Jet: Sliding Window Aggregation
Computing a dynamic quantity like "gretchen83’s current speed and direction" requires us to aggregate data over some time period. This is what makes the sliding window so important: it tracks the value of such a quantity in real time.
Hazelcast pays special attention to reducing the computational cost of the sliding window. Let’s present the challenges.
If we start from the general concept of windowing, this is the basic picture: there is a stream of timestamped data items (events) and a set of time intervals called windows. They can overlap, so any given event may belong to more than one window. We want to apply an aggregate function to the data of each window. Let’s use counting as a simple example:
To compute the output for a window, you must run every item in it through the aggregation algorithm, and you must do this computation for each window independently.
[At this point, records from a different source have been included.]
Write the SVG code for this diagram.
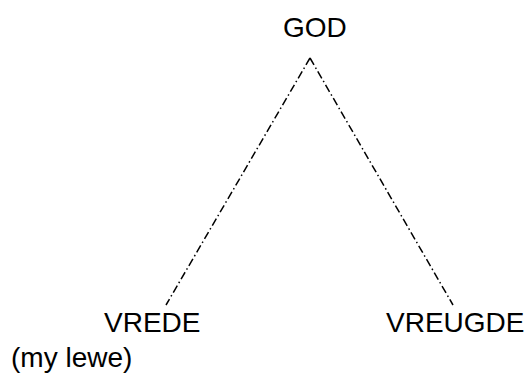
<svg xmlns="http://www.w3.org/2000/svg" width="528" height="376" viewBox="0 0 528 376">
<style>
.t{font-family:"Liberation Sans",Arial,sans-serif;font-size:28px;fill:#000}
.c{stroke:#000;stroke-width:1.5;fill:none;stroke-dasharray:8 3 1.5 3}
</style>
<rect width="528" height="376" fill="#fff"/>
<g id="connectors">
<line class="c" x1="310" y1="58" x2="166" y2="305"/>
<line class="c" x1="310" y1="58" x2="453" y2="305"/>
</g>
<g id="god"><text class="t" x="283" y="37">GOD</text></g>
<g id="vrede"><text class="t" x="104" y="332">VREDE</text></g>
<g id="vreugde"><text class="t" x="386" y="332">VREUGDE</text></g>
<g id="mylewe"><text class="t" x="11" y="367">(my lewe)</text></g>
</svg>
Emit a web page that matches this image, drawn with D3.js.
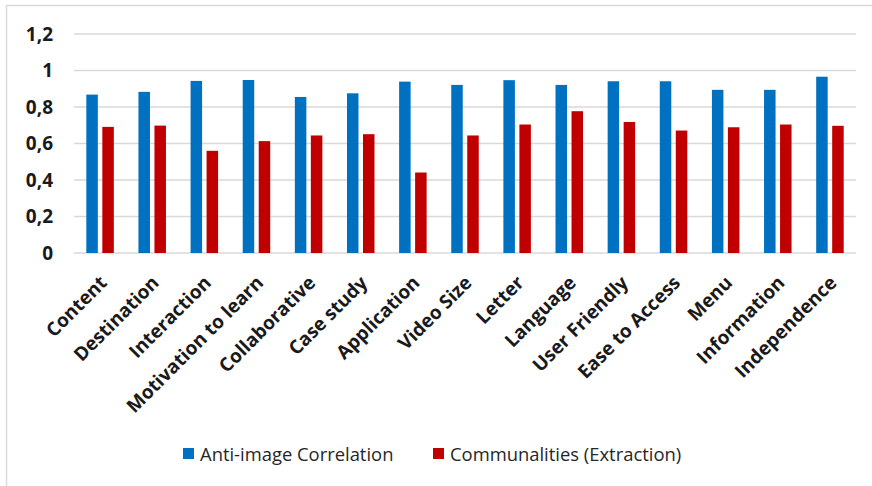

Since you may receive the events out of the order of their occurrence, you must retain all the events until the window has "closed" (event time has advanced beyond the window end) and then pass them to the aggregation function in the correct time order.
This is where Hazelcast takes the first optimization step: it decomposes the aggregate function into an order-insensitive (commutative) part that runs on every event and has state — the accumulate function — and a function that transforms the accumulated state after seeing all the events — the finish function:
It turns out that many useful aggregate functions can be decomposed like this and maintain only fixed-size state during the accumulation. Examples are average, standard deviation, slope (linear regression coefficient), min, max etc.
On the other hand, this doesn’t constrain us in any way: we can still implement order-sensitive aggregation by keeping the events in a list and sorting it by timestamp in the end.
Now let’s focus on the sliding window. This is how our set of windows looks like:
All windows have the same size and they are arranged along the time axis at a constant pitch, called the sliding step. Typically, to get smooth sliding, we choose the sliding step to be 1% of the window size. Each event thus ends up in a hundred windows. That’s a lot of computation.
To avoid this repeated work, Hazelcast breaks down the windows into frames whose size is exactly the sliding step and combines the frames into full windows:
Now we need another primitive: the combine function. It takes two state objects and combines them into a single object. The ability to combine two states means that our accumulating function must be associative: however we group the events into frames, after combining the result must be the same.
It turns out that we’re lucky again: almost all accumulating functions that are commutative are also associative so we still keep the benefit of fixed-size state in each frame.
Let’s look at a more realistic picture, showing many small frames being combined into much larger windows:
Even though the cost of combining frames is fixed regardless of how much data is coming in, we still have to perform 100 combining operations for each window (assuming a 1% sliding step). Hazelcast adds yet another function that allows us to reduce this to just two operations for each window: deduct:
The deduct function reverses the effect of a combine and brings the state back to where it would without a particular frame. As the window slides on, we can simply deduct the trailing frame and combine the leading one.
Deduct is supported by fewer aggregate functions than accumulate and combine. For example, you can’t use it for min or max aggregation. It is an optional component in the aggregation process.
So far we haven’t considered the distributed nature of computation in Hazelcast. If you have a distributed data source like Kafka, every Hazelcast member consumes a slice of the complete stream. Hazelcast performs the accumulation step locally where the data came in and then sends the frames to a single member where they are combined along two dimensions:
To summarize, this would be the "naïve windowing" picture:
Send all the data to a single member
Put every event into all the windows it belongs to
Keep all the events stored until the window is complete
Apply the aggregate function for each window separately
And this is what Hazelcast does for the sliding window:
Process events locally, on the member where you received them
Don’t store the events, apply aggregation right away
Aggregate just once, in the single frame where the event belongs
Send the aggregated partial results to a single member, for final combining.